Just Fantastic: Batman No Man’s Land, volume one
One of the great things about comics are alternate-reality scenarios. The No Man’s Land series, which spans four reasonably thick volumes, is an excellent specimen, offering most (if not all) of the significant Batman villains, while providing a fresh look at relatively stale heroes including Batman, Commissioner Gordon, Oracle, and Huntress.
The premise is simple: Gotham City has suffered several major catastrophes, which are covered in a separate story arc aptly named Batman: Cataclysm, and has been left to rot by the US government. We’re told in flashback that there were significant political debates and a mass evacuation, but in the end the seedier, poorer, unlucky, and more stubborn elements stayed in the ruined city. The isolation is akin to Snake Plissken’s predicaments in Escape from New York and Escape from LA. As a result a new pecking order takes hold: tribal gangs. The gangs vie for territory and inevitably brush up against each other.

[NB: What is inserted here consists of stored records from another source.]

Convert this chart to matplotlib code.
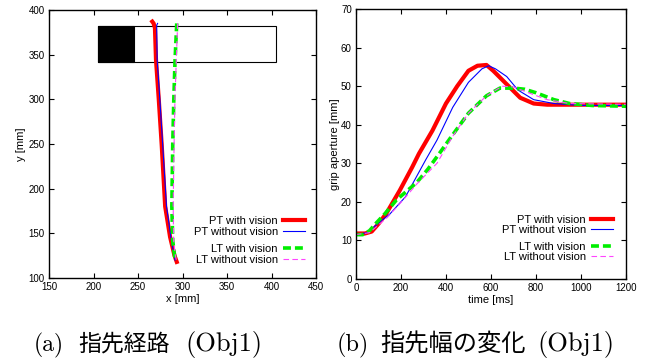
import matplotlib
matplotlib.use("Agg")
import matplotlib.pyplot as plt
from matplotlib.patches import Rectangle

plt.rcParams['font.family'] = ['Liberation Sans', 'DejaVu Sans']

# (a) fingertip path, x vs y [mm]
pt_vis_y = [387, 385, 380, 344, 300, 249, 180, 146, 125, 118]
pt_vis_x = [266, 267.5, 269, 270.2, 273.3, 276.6, 280.5, 286, 291, 293.5]
pt_nov_y = [385, 383, 380, 344, 300, 249, 180, 139, 125, 120]
pt_nov_x = [272, 271, 271, 271.5, 274.5, 277.7, 282, 287.9, 290.5, 291.6]
lt_vis_y = [385, 344, 300, 249, 180, 142, 125, 120]
lt_vis_x = [293.5, 291.6, 290.2, 289, 288, 289, 291, 292.3]
lt_nov_y = [385, 344, 300, 249, 180, 142, 125, 120]
lt_nov_x = [294.5, 293, 291.5, 290.5, 289.5, 290, 292, 293]

# object outline and black part
obj_x0, obj_x1, obj_y0, obj_y1 = 205, 405, 342, 382
blk_x1 = 245

# (b) grip aperture over time
pt_vis_t = [0, 40, 70, 100, 135, 195, 250, 280, 340, 400, 450, 500, 540, 580, 610, 670, 730, 790, 850, 1200]
pt_vis_g = [11.8, 11.8, 12.3, 14.3, 17, 23, 29, 32.5, 38.5, 45.5, 50, 54, 55.3, 55.5, 54, 50.5, 47, 45.5, 45.2, 45.2]
pt_nov_t = [0, 50, 100, 150, 220, 310, 360, 430, 500, 560, 590, 620, 670, 720, 790, 880, 1000, 1200]
pt_nov_g = [11.5, 12, 14.5, 16.8, 21.3, 30.9, 36, 44.5, 51, 54.5, 55.3, 54.5, 52.5, 49, 46.5, 45.5, 45, 45]
lt_vis_t = [0, 30, 60, 90, 130, 180, 220, 270, 320, 370, 430, 500, 580, 640, 700, 750, 800, 880, 950, 1050, 1200]
lt_vis_g = [11.5, 11.5, 12.5, 14.5, 17, 20.5, 22.5, 25, 28.5, 32.5, 37.4, 43, 47.5, 49.5, 49.5, 49.2, 48.3, 46.5, 45.5, 45, 44.8]
lt_nov_t = [0, 60, 140, 210, 270, 360, 430, 500, 580, 650, 700, 780, 850, 950, 1200]
lt_nov_g = [11.5, 12, 16, 20.5, 24.6, 30, 37, 43, 47.5, 50, 49.8, 48, 46.5, 45.5, 45.3]

labels = ["PT with vision", "PT without vision", "LT with vision", "LT without vision"]

fig = plt.figure(figsize=(6.46, 3.58), dpi=100)
ax1 = fig.add_axes([0.0759, 0.2235, 0.4133, 0.7486])
ax2 = fig.add_axes([0.551, 0.2207, 0.418, 0.754])

styles = [
    dict(color="#ff0000", lw=3.0, ls="-"),
    dict(color="#0000ff", lw=0.8, ls="-"),
    dict(color="#00ee00", lw=2.6, ls=(0, (2.2, 1.1))),
    dict(color="#ff44ff", lw=0.8, ls=(0, (5, 3))),
]

ax1.add_patch(Rectangle((obj_x0, obj_y0), obj_x1 - obj_x0, obj_y1 - obj_y0,
                        fill=False, ec="black", lw=0.8))
ax1.add_patch(Rectangle((obj_x0, obj_y0), blk_x1 - obj_x0, obj_y1 - obj_y0,
                        fc="black", ec="black", lw=0.8))

h1 = []
for (xs, ys), st, lab in zip([(pt_vis_x, pt_vis_y), (pt_nov_x, pt_nov_y),
                               (lt_vis_x, lt_vis_y), (lt_nov_x, lt_nov_y)], styles, labels):
    h1 += ax1.plot(xs, ys, label=lab, **st)

h2 = []
for (xs, ys), st, lab in zip([(pt_vis_t, pt_vis_g), (pt_nov_t, pt_nov_g),
                               (lt_vis_t, lt_vis_g), (lt_nov_t, lt_nov_g)], styles, labels):
    h2 += ax2.plot(xs, ys, label=lab, **st)

ax1.set_xlim(150, 450)
ax1.set_ylim(100, 400)
ax1.set_xticks(range(150, 451, 50))
ax1.set_yticks(range(100, 401, 50))
ax1.set_xlabel("x [mm]", fontsize=8, labelpad=1)
ax1.set_ylabel("y [mm]", fontsize=8, labelpad=2)

ax2.set_xlim(0, 1200)
ax2.set_ylim(0, 70)
ax2.set_xticks(range(0, 1201, 200))
ax2.set_yticks(range(0, 71, 10))
ax2.set_xlabel("time [ms]", fontsize=8, labelpad=1)
ax2.set_ylabel("grip aperture [mm]", fontsize=8, labelpad=1)


def add_legends(ax, hs, xr, yc1, yc2):
    kw = dict(frameon=False, markerfirst=False, fontsize=8, handlelength=2.0,
              handletextpad=0.45, labelspacing=0.05, borderpad=0, borderaxespad=0,
              loc="center right")
    lg1 = ax.legend(hs[:2], labels[:2], bbox_to_anchor=(xr, yc1), **kw)
    ax.add_artist(lg1)
    ax.legend(hs[2:], labels[2:], bbox_to_anchor=(xr, yc2), **kw)


add_legends(ax1, h1, 0.959, 0.192, 0.088)
add_legends(ax2, h2, 0.952, 0.200, 0.100)

for ax in (ax1, ax2):
    ax.tick_params(direction="in", top=True, right=True, length=3.5, width=0.8,
                   labelsize=7, pad=3)
    for s in ax.spines.values():
        s.set_linewidth(1.0)

# captions: serif parts plus Japanese parts
base = 1 - 351 / 358
serif = ['cmr10', 'DejaVu Serif']
jp = ['Noto Sans CJK JP', 'DejaVu Sans']
fig.text(34 / 646, base, "(a)", fontsize=17, family=serif, va="baseline")
fig.text(78 / 646, base, "指先経路", fontsize=16.5, family=jp, va="baseline")
fig.text(262 / 646, base, "(Obj1)", fontsize=19, family=serif, va="baseline", ha="right")
fig.text(337 / 646, base, "(b)", fontsize=17.5, family=serif, va="baseline")
fig.text(380 / 646, base, "指先幅の変化", fontsize=17.5, family=jp, va="baseline")
fig.text(615 / 646, base, "(Obj1)", fontsize=19, family=serif, va="baseline", ha="right")

fig.savefig("out.png", dpi=100)
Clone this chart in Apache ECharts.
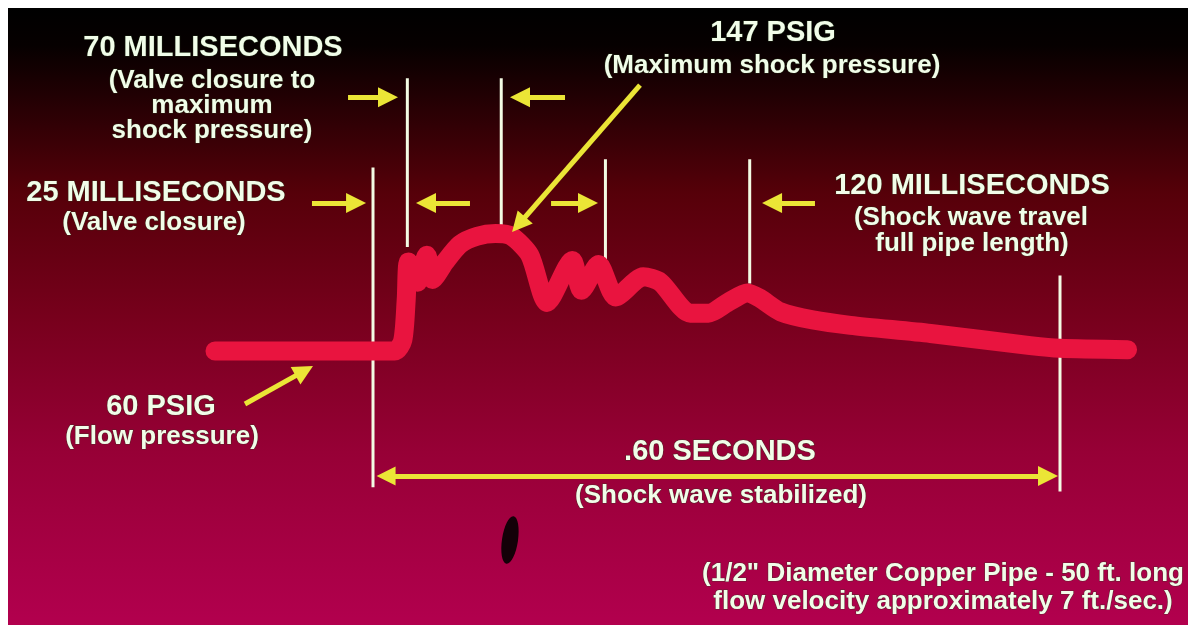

Unlike traditional comic story arcs, which generally have a single super-complicated story line, No Man’s Land approaches the premise with an episodic style. As events unfold they impact the future, but everything is told through vignettes.
The most interesting vignette is first in the collection and features Commissioner Gordon as the leader of the Blue Boys. Essentially the remains of Gotham’s police force have formed a gang. While Jim Gordon’s intentions are good, his police behave exactly like criminals: they forage for supplies, tag territory, and kill rivals when necessary. This story line revisits a central Batman philosophical question: do the ends justify the means? In the story these questions are raised bluntly: there is no more official law, so what gives Gordon’s gang its authority? Throughout this particular episode Batman is distinctly absent, a ploy to make the reader wonder if the Dark Knight has abandoned his city.
The vignettes remain interesting through the end of the volume, but never recapture their initial power. All in all, Batman: No Man’s Land is an engaging post-apocalyptic read.